- **AIM**:
Skip all pictures, then copy the lines from the start of the data through the line with "50000, 55000, 60130];", keeping both ends.

Items from a dataset
****************
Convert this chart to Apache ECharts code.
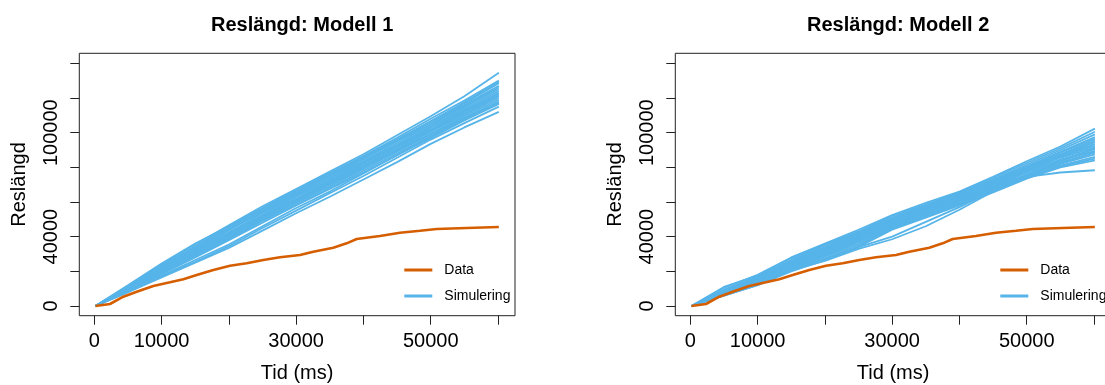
<!DOCTYPE html>
<html>
<head>
<meta charset="utf-8">
<script src="https://cdn.jsdelivr.net/npm/echarts@6/dist/echarts.min.js"></script>
<style>
  html, body { margin: 0; padding: 0; background: #fff; }
  #container { width: 1105px; height: 385px; }
</style>
</head>
<body>
<div id="container"></div>
<script>
// Tid (ms) for the simulated runs
var tid = [170, 5000, 10000, 15000, 20000, 25000, 30000, 35000, 40000, 45000, 50000, 55000, 60130];

// observed data (same in both panels)
var dataTid = [170, 2330, 4310, 6300, 8770, 11250, 13230, 15220, 17690, 20170, 22650, 25120,
  27600, 30570, 32550, 35520, 37510, 39000, 42460, 45440, 48410, 50890, 55350, 60130];
var dataResl = [0, 1150, 5360, 8250, 11540, 13670, 15400, 17880, 20770, 23250, 24630, 26540,
  28090, 29420, 31340, 33650, 36150, 38650, 40380, 42290, 43440, 44420, 44990, 45570];

// Modell 1 simulations
var simModell1 = [
  [0, 11500, 24000, 35500, 46500, 57500, 67500, 77500, 87500, 98500, 109500, 121000, 134500],
  [0, 12000, 24500, 36000, 46000, 56500, 67000, 76500, 86500, 97000, 108000, 118500, 130000],
  [0, 11000, 23000, 34500, 45500, 56000, 66000, 76000, 86000, 96000, 106500, 117000, 128500],
  [0, 10500, 22500, 33500, 44000, 54500, 65000, 75500, 85000, 95500, 106000, 116000, 127000],
  [0, 11000, 22000, 32500, 43500, 55000, 64500, 74000, 84500, 95000, 105000, 115500, 126000],
  [0, 10000, 21500, 33000, 44500, 54000, 64000, 73500, 83500, 94000, 104500, 115000, 125000],
  [0, 10500, 21000, 32000, 42500, 53500, 63500, 74000, 83000, 93000, 103500, 114000, 124000],
  [0, 9500, 20500, 31500, 42000, 52500, 63000, 72500, 82500, 92500, 103000, 113000, 123000],
  [0, 10000, 21000, 31000, 41500, 52000, 62000, 72000, 82000, 92500, 102000, 112500, 122500],
  [0, 9500, 20000, 31000, 41000, 51500, 61500, 71500, 81000, 91500, 101500, 112000, 121500],
  [0, 10000, 20500, 30500, 40500, 51000, 61000, 71000, 80500, 90500, 101000, 111000, 121000],
  [0, 9000, 19500, 30000, 40000, 50500, 60500, 70500, 80500, 90000, 100500, 110500, 120000],
  [0, 9500, 19500, 29500, 39500, 50000, 60000, 70000, 79500, 89500, 99500, 109500, 119000],
  [0, 9000, 19000, 29000, 39000, 49500, 59500, 69000, 79000, 89000, 99000, 108500, 118000],
  [0, 9000, 18500, 28500, 38500, 49000, 58500, 68000, 78000, 88000, 98000, 108000, 117500],
  [0, 8500, 18500, 28000, 38000, 48000, 58000, 67500, 77000, 87000, 97000, 107000, 116500],
  [0, 8500, 17500, 26500, 35500, 46000, 56500, 66000, 76500, 87000, 97500, 107500, 117000],
  [0, 8000, 17000, 25500, 34500, 45000, 55000, 65000, 75000, 85500, 96000, 105500, 115000],
  [0, 8000, 16500, 25000, 33500, 43500, 53500, 63000, 73000, 83000, 93500, 103000, 112000],
  [0, 11500, 23000, 34000, 45000, 55000, 65500, 75000, 85000, 95500, 106500, 117500, 129000]
];

// Modell 2 simulations
var simModell2 = [
  [0, 10500, 18000, 28000, 36000, 44000, 52500, 59500, 66000, 74500, 83500, 92000, 102300],
  [0, 11000, 17500, 27500, 35500, 43000, 52000, 58500, 65500, 74000, 82500, 91000, 100500],
  [0, 9500, 17000, 26500, 35000, 42500, 51000, 58000, 65000, 73000, 81500, 90000, 99000],
  [0, 9000, 16500, 26000, 34000, 42000, 50500, 57500, 64500, 72500, 80500, 89000, 97500],
  [0, 8500, 16000, 25500, 33500, 41500, 50000, 57000, 64000, 72000, 80000, 88500, 96500],
  [0, 9000, 16000, 25000, 33000, 41000, 49500, 56500, 63500, 71500, 79500, 87500, 95500],
  [0, 8000, 15500, 24500, 32500, 40500, 49000, 56000, 63000, 71000, 79000, 87000, 94500],
  [0, 8500, 15000, 24000, 32000, 40000, 48500, 55500, 62500, 70500, 78500, 86500, 93500],
  [0, 7500, 15000, 23500, 31500, 39500, 48000, 55000, 62000, 70000, 78000, 86000, 92500],
  [0, 8000, 14500, 23000, 31000, 39000, 47500, 54500, 61500, 69500, 77500, 85500, 91500],
  [0, 7000, 14000, 22500, 30500, 38500, 47000, 54000, 61000, 69000, 77000, 84500, 90500],
  [0, 7500, 14000, 22000, 30000, 38000, 46500, 53500, 60500, 68500, 76000, 84000, 89500],
  [0, 7000, 13500, 22000, 29500, 37500, 46000, 53000, 60000, 68000, 75500, 83000, 88500],
  [0, 6500, 13000, 21500, 29000, 37000, 45500, 52500, 59500, 67000, 75000, 82000, 87500],
  [0, 6500, 12500, 21000, 28500, 36000, 45000, 52000, 59000, 66500, 74500, 81000, 86000],
  [0, 6000, 12000, 20500, 27500, 35000, 44500, 51500, 58500, 66000, 74000, 80500, 85000],
  [0, 6000, 12000, 20000, 26500, 34000, 44000, 51000, 58000, 65500, 73500, 80000, 84000],
  [0, 6500, 12500, 20500, 26000, 33000, 38500, 46000, 55500, 66000, 75000, 82000, 89000],
  [0, 7000, 13000, 21000, 27000, 34000, 40000, 48500, 57000, 66500, 76000, 83500, 91000],
  [0, 8000, 14500, 23000, 30500, 38000, 46000, 53000, 60000, 67500, 74500, 77000, 78300]
];

var titles = ['Reslängd: Modell 1', 'Reslängd: Modell 2'];
var xTicks = [0, 10000, 20000, 30000, 40000, 50000, 60000];
var xLabels = [0, 10000, 30000, 50000];
var yTicks = [0, 20000, 40000, 60000, 80000, 100000, 120000, 140000];
var yLabels = [0, 40000, 100000];

var blue = '#56B4E9';
var orange = '#D55E00';
var font = '"Liberation Sans", Arial, Helvetica, sans-serif';

var dom = document.getElementById('container');
var myChart = echarts.init(dom, null, { renderer: 'canvas' });

var panelLeft = [79.3, 675.3];
var panelWidth = 435.7;

function plain(v) { return String(v); }

function makeX(i) {
  return {
    type: 'value', gridIndex: i,
    min: -2230, max: 62530,
    name: 'Tid (ms)', nameLocation: 'middle', nameGap: 48, nameMoveOverlap: false,
    nameTextStyle: { fontFamily: font, fontSize: 20, color: '#000' },
    axisLine: { show: false, onZero: false },
    splitLine: { show: false },
    axisTick: { show: true, length: 9, customValues: xTicks, lineStyle: { color: '#222' } },
    axisLabel: { customValues: xLabels, formatter: plain, margin: 16, fontFamily: font, fontSize: 20, color: '#000' }
  };
}

function makeY(i) {
  return {
    type: 'value', gridIndex: i,
    min: -5600, max: 145770,
    name: 'Reslängd', nameLocation: 'middle', nameGap: 50, nameRotate: 90, nameMoveOverlap: false,
    nameTextStyle: { fontFamily: font, fontSize: 20, color: '#000' },
    axisLine: { show: false, onZero: false },
    splitLine: { show: false },
    axisTick: { show: true, length: 9, customValues: yTicks, lineStyle: { color: '#222' } },
    axisLabel: { customValues: yLabels, formatter: plain, rotate: 90, margin: 18, fontFamily: font, fontSize: 20, color: '#000' }
  };
}

var series = [];
[simModell1, simModell2].forEach(function (sims, p) {
  sims.forEach(function (vals) {
    series.push({
      name: 'Simulering', type: 'line', xAxisIndex: p, yAxisIndex: p,
      symbol: 'none', silent: true,
      lineStyle: { color: blue, width: 1.8 },
      itemStyle: { color: blue },
      data: tid.map(function (t, k) { return [t, vals[k]]; })
    });
  });
});
[0, 1].forEach(function (p) {
  series.push({
    name: 'Data', type: 'line', xAxisIndex: p, yAxisIndex: p,
    symbol: 'none', silent: true,
    lineStyle: { color: orange, width: 2.6 },
    itemStyle: { color: orange },
    data: dataTid.map(function (t, k) { return [t, dataResl[k]]; })
  });
});

function makeLegend(i) {
  return {
    orient: 'vertical', left: panelLeft[i] + 325, top: 263,
    padding: 0,
    itemWidth: 28, itemHeight: 3, itemGap: 12,
    selectedMode: false,
    icon: 'rect',
    data: ['Data', 'Simulering'],
    textStyle: { fontFamily: font, fontSize: 14, color: '#000', padding: [0, 0, 0, 7] }
  };
}

var option = {
  animation: false,
  backgroundColor: '#fff',
  title: titles.map(function (t, i) {
    return {
      text: t, left: panelLeft[i] + panelWidth / 2, top: 10, textAlign: 'center',
      textStyle: { fontFamily: font, fontSize: 20, fontWeight: 'bold', color: '#000' }
    };
  }),
  grid: [0, 1].map(function (i) {
    return {
      left: panelLeft[i], top: 53.3, width: panelWidth, height: 262.4,
      outerBoundsMode: 'none', containLabel: false,
      show: true, borderColor: '#222', borderWidth: 1, backgroundColor: 'transparent'
    };
  }),
  legend: [makeLegend(0), makeLegend(1)],
  xAxis: [makeX(0), makeX(1)],
  yAxis: [makeY(0), makeY(1)],
  series: series
};

myChart.setOption(option);
</script>
</body>
</html>
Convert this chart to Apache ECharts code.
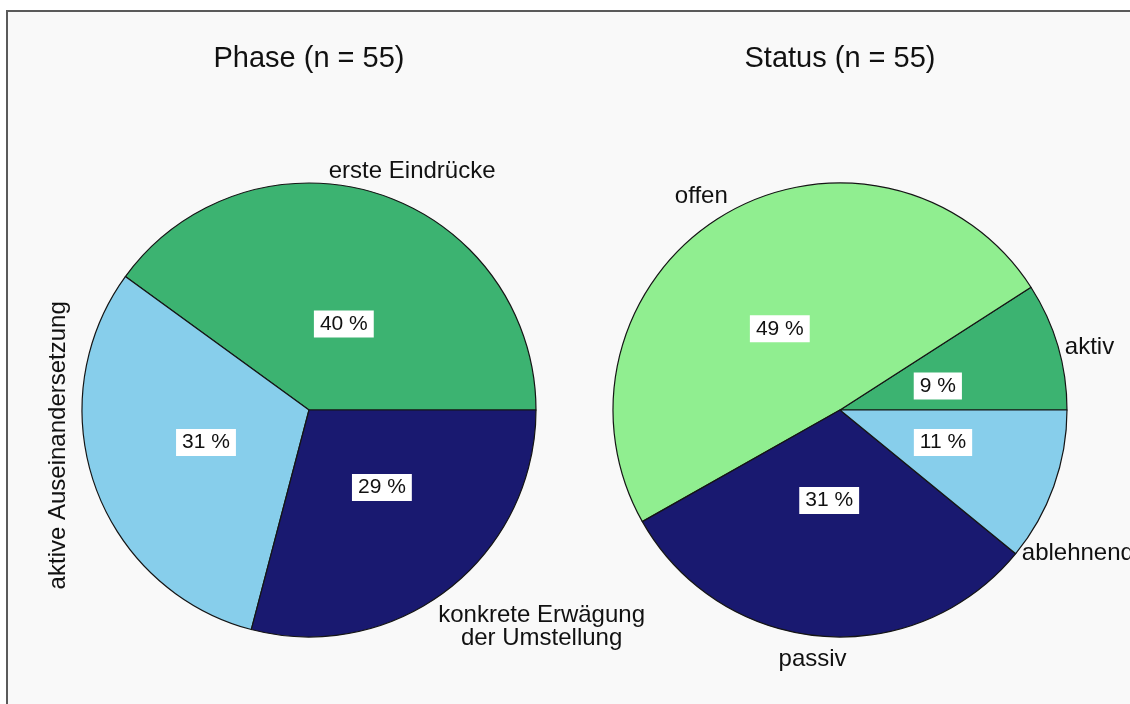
<!DOCTYPE html>
<html><head><meta charset="utf-8">
<script src="https://cdn.jsdelivr.net/npm/echarts@6/dist/echarts.min.js"></script>
<style>html,body{margin:0;padding:0;background:#fff}#c{width:1130px;height:704px}</style>
</head><body><div id="c"></div>
<script>
// ---- data ----
const titles = ['Phase (n = 55)', 'Status (n = 55)'];
const phaseCategories = ['erste Eindrücke', 'aktive Auseinandersetzung', 'konkrete Erwägung\nder Umstellung'];
const phaseCounts = [22, 17, 16];
const statusCategories = ['aktiv', 'offen', 'passiv', 'ablehnend'];
const statusCounts = [5, 27, 17, 6];

// ---- style ----
const phaseColors = ['#3CB371', '#87CEEB', '#191970'];
const statusColors = ['#3CB371', '#90EE90', '#191970', '#87CEEB'];
const FONT = '"Liberation Sans", Arial, Helvetica, sans-serif';
const centers = [[309, 410], [840, 410]];
const R = 227;
// name-label fine placement (offsets from pie edge point; rotated label offsets are in its own frame)
const phaseLabelAdj = [
  {dx: 33, dy: -23, align: 'center'},
  {dx: 41, dy: -37, align: 'center', rotate: 90},
  {dx: 94, dy: 37, align: 'center'}
];
const statusLabelAdj = [
  {dx: 7, dy: 1, align: 'left'},
  {dx: 5, dy: -19, align: 'right'},
  {dx: -8, dy: 23, align: 'center'},
  {dx: -32, dy: 67, align: 'left'}
];
// percent-label fine placement
const phasePctAdj = [{dx: 3, dy: 12}, {dx: -6, dy: -2}, {dx: 10, dy: -4}];
const statusPctAdj = [{dx: -1, dy: 5}, {dx: -7, dy: 7}, {dx: -2, dy: -12}, {dx: 6, dy: -2}];

function mainSeries(cats, vals, colors, center, adj) {
  return {
    type: 'pie', center: center, radius: R,
    startAngle: 0, clockwise: false, avoidLabelOverlap: false,
    silent: true, animation: false,
    itemStyle: {borderColor: '#151515', borderWidth: 1.2},
    label: {
      show: true, position: 'outside', color: '#111', fontFamily: FONT, fontSize: 24,
      lineHeight: 23, distanceToLabelLine: 0, formatter: '{b}'
    },
    labelLine: {show: false, length: 0, length2: 0},
    labelLayout: function (p) {
      const a = adj[p.dataIndex];
      return {dx: a.dx, dy: a.dy, align: a.align, verticalAlign: 'middle'};
    },
    data: cats.map((c, i) => ({
      name: c, value: vals[i], itemStyle: {color: colors[i]},
      label: adj[i].rotate ? {rotate: adj[i].rotate, align: 'center'} : {}
    }))
  };
}
function pctSeries(cats, vals, center, adj) {
  return {
    type: 'pie', center: center, radius: 200,
    startAngle: 0, clockwise: false, avoidLabelOverlap: false,
    silent: true, animation: false, z: 5,
    itemStyle: {color: 'transparent', borderWidth: 0},
    label: {
      show: true, position: 'inside', color: '#111', fontFamily: FONT, fontSize: 21,
      backgroundColor: '#fff', padding: [2, 6, 1, 6], lineHeight: 24,
      formatter: p => Math.round(p.percent) + ' %'
    },
    labelLine: {show: false},
    labelLayout: function (p) {
      const a = adj[p.dataIndex];
      return {dx: a.dx, dy: a.dy};
    },
    data: cats.map((c, i) => ({name: c, value: vals[i]}))
  };
}

const chart = echarts.init(document.getElementById('c'), null, {renderer: 'canvas'});
chart.setOption({
  backgroundColor: '#fff',
  animation: false,
  graphic: [{
    type: 'rect', z: -10, silent: true,
    shape: {x: 7, y: 11, width: 1200, height: 800},
    style: {fill: '#f9f9f9', stroke: '#5a5a5a', lineWidth: 2}
  }],
  title: titles.map((t, i) => ({
    text: t, left: centers[i][0], top: 44, textAlign: 'center', padding: 0,
    textStyle: {fontFamily: FONT, fontSize: 29, fontWeight: 'normal', color: '#111'}
  })),
  series: [
    mainSeries(phaseCategories, phaseCounts, phaseColors, centers[0], phaseLabelAdj),
    pctSeries(phaseCategories, phaseCounts, centers[0], phasePctAdj),
    mainSeries(statusCategories, statusCounts, statusColors, centers[1], statusLabelAdj),
    pctSeries(statusCategories, statusCounts, centers[1], statusPctAdj)
  ]
});
</script></body></html>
****************
- **SOLVED PROBLEM**:
Convert this chart to Apache ECharts code.
<!DOCTYPE html>
<html>
<head>
<meta charset="utf-8">
<script src="https://cdn.jsdelivr.net/npm/echarts@6/dist/echarts.min.js"></script>
<style>
  html, body { margin: 0; padding: 0; background: #fff; }
  #container { width: 1105px; height: 385px; }
</style>
</head>
<body>
<div id="container"></div>
<script>
// Tid (ms) for the simulated runs
var tid = [170, 5000, 10000, 15000, 20000, 25000, 30000, 35000, 40000, 45000, 50000, 55000, 60130];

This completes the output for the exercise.